PHM schools allowing sponsorship, sale of naming rights
You can have your name live on within a Penn-Harris-Madison school -- for a price.
The PHM school board has approved a new policy allowing the acceptance of donations for sponsorships and naming rights.
"We approved it tentatively, because there's some minor changes we want to make to it," says board member Randy Leliaert.
He says there's been significant interest from people and communities in the community, so board members passed the policy after its first reading.
For now, any sponsorship donations less than $5,000 can be approved or denied by Superintendent Jerry Thacker. Anything more must go through the school board.
But Leliaert wants to tweak the policy so that board members have final approval over any naming decisions.
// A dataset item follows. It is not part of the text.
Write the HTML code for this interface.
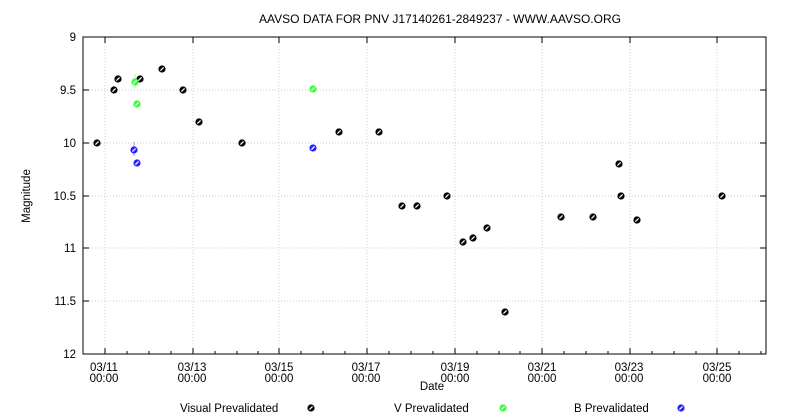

"When you're putting the name of something on the school corporation, you want to make sure it's a good name, and it's going to last," he says.
Eighty percent of any sponsorship money will go to the district's non-profit Education Foundation, which funds grants, scholarships and programs for teachers and students, says Mari Linn Wise, the foundation's executive director.
"We sponsor the Penn Robotics Team, we also sponsor the first lego league teams at PHM, also the Penn Art Gallery, the China Exchange program that is available for all middle school students," Wise lists.
So how much will it take to get your name somewhere on a PHM school?
Leliaert says the board will work out the price tags on a case-by-case basis.
"If someone wants to rename the football stadium, it's going to have a heavy price tag to it," he says. "We'll decide whether it's enough."
PHM is not the first to try sponsorship in our area. South Bend's Riley High School sign is sponsored by Coca-Cola and Gates Automotive Group.
The corporation is accepting sponsorships at this time.